Being in the shadows is a good way to explore something new. When you have a lot of expectations, it's very difficult to make rational decisions. But I enjoy being a little bit more on the outside, and I think that over the last years, I've done some films that I really like. They haven't been seen all that widely, which has been difficult to take because everyone wants their work to be seen. So, I don't know, man. I'm always trying to make films that are interesting to me, that are new for me. In this film, I had never done anything physical—not like this. No fight sequences really except for Black Dahlia, which is one boxing scene. And I thought it'd be really interesting to take this on and not do it in the same old way? I get as sick as anybody about the same old films coming out: the same character dilemmas and similar visuals—it gets a little old.
Robert Rodriguez said that if he's going to shoot Sin City 2, he's going to do it this year. How much did shooting the first Sin City help you make this one-and conversely, how much will this one help if and when you go back for Sin City 2?
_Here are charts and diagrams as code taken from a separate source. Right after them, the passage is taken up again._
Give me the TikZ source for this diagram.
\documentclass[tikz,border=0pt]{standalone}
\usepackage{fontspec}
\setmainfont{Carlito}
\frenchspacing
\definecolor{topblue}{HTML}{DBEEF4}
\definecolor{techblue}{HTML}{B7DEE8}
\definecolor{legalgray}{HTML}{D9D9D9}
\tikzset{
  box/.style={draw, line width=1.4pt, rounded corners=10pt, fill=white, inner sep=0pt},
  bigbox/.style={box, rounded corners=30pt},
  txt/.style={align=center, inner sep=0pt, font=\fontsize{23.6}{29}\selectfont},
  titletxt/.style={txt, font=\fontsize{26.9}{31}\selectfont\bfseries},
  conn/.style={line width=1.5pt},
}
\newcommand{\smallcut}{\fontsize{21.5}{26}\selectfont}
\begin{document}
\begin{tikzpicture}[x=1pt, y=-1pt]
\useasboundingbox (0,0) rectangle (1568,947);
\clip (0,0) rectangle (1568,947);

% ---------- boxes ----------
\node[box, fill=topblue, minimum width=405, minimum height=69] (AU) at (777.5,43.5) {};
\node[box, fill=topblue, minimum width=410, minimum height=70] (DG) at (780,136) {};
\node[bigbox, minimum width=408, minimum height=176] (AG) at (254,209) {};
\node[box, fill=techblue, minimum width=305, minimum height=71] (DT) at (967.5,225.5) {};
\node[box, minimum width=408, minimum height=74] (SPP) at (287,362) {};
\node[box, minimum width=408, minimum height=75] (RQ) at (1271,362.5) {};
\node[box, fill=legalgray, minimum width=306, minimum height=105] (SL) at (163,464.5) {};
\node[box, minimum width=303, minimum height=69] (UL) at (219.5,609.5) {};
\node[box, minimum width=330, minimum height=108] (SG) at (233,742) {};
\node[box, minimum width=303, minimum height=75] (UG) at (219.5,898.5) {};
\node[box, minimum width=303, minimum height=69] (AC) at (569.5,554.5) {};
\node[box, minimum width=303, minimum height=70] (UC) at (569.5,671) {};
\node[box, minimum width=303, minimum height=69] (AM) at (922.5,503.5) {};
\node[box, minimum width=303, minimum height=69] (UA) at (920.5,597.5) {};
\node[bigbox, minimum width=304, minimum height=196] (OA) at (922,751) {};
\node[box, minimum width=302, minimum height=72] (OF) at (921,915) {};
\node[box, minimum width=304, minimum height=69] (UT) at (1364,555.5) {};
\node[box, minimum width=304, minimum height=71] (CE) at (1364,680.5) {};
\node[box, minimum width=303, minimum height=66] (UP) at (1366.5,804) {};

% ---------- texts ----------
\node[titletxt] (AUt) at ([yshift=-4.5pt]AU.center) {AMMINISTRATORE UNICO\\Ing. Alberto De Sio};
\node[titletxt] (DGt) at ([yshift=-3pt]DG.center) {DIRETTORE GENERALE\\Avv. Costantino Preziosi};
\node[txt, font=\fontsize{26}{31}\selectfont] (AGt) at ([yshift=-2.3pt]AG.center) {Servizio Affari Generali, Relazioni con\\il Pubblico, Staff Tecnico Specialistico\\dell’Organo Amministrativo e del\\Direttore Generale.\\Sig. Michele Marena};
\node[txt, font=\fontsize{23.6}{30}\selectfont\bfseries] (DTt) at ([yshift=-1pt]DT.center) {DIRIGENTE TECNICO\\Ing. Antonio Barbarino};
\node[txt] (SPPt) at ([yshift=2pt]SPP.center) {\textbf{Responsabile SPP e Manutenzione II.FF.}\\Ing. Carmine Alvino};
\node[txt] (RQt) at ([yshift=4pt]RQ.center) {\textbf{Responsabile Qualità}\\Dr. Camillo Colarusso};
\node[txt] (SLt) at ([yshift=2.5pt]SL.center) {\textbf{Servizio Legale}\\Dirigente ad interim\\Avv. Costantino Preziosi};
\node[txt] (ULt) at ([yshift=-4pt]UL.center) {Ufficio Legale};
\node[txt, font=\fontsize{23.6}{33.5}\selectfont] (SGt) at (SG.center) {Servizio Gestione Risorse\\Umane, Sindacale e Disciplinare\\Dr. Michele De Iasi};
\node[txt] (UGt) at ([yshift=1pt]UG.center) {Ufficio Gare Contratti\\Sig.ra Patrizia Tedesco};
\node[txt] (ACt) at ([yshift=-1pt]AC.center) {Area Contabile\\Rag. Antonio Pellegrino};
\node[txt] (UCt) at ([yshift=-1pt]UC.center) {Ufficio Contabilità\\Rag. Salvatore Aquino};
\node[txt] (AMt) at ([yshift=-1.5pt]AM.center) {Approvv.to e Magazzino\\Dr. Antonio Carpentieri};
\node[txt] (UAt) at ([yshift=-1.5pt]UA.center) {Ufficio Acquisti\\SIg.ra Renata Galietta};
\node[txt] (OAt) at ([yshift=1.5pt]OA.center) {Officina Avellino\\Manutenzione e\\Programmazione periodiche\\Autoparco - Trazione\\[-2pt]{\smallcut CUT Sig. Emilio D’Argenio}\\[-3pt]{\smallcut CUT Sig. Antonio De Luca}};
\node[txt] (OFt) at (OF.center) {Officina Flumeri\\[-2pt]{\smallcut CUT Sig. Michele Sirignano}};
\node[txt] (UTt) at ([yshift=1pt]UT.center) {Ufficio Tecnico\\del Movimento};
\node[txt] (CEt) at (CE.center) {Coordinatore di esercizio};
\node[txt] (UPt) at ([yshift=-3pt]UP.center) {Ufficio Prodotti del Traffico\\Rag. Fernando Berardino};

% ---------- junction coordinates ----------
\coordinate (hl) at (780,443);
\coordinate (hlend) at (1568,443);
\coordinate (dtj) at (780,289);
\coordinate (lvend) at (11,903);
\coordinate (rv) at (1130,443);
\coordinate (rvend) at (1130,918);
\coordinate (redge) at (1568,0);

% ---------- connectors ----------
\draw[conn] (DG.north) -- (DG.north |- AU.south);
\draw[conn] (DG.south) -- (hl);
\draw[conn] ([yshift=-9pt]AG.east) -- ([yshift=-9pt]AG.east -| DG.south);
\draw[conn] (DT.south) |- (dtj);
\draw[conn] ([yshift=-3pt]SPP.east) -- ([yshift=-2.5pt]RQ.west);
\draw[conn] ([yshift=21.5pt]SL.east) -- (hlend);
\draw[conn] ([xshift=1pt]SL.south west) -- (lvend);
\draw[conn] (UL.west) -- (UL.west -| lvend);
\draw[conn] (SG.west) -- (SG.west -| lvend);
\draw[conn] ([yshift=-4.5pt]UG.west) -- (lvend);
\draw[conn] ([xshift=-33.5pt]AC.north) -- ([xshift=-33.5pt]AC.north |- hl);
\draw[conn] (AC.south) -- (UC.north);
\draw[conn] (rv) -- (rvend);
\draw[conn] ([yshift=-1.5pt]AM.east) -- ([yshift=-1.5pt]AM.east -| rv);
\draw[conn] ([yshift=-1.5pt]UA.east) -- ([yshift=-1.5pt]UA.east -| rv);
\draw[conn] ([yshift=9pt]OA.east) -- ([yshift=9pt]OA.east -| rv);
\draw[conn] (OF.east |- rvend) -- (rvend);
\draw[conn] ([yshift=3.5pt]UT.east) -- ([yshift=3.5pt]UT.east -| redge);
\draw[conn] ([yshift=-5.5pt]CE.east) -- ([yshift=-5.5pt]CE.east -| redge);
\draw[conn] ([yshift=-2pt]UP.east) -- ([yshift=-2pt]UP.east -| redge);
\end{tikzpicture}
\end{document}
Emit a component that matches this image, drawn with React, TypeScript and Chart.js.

Sin City was so bizarre. We did a lot of green screen work. That was pretty much the only green screen film I've done. And I mean, the characters are completely different, but being on a sound stage for exteriors is kind of what filmmaking is all about. I didn't find that part odd either time. I don't know, maybe you think I'm in the minority there, but I actually don't mind acting against a ball on a stick. I don't mind that being my scene partner. It doesn't bother me. It's all in my head anyway.
Have you actually spoken to Robert about getting the cast back together to make Sin City 2?
He kind of owns the offsite film industry, in a way. He just works when he wants to that makes it easier for everyone to come down and do their part. The nature of those stories is that everyone's kind of separate. People interact but all the actors don't have to be there at the same time. But no, I haven't spoken to him about any participation in it-who even knows what the plot line is?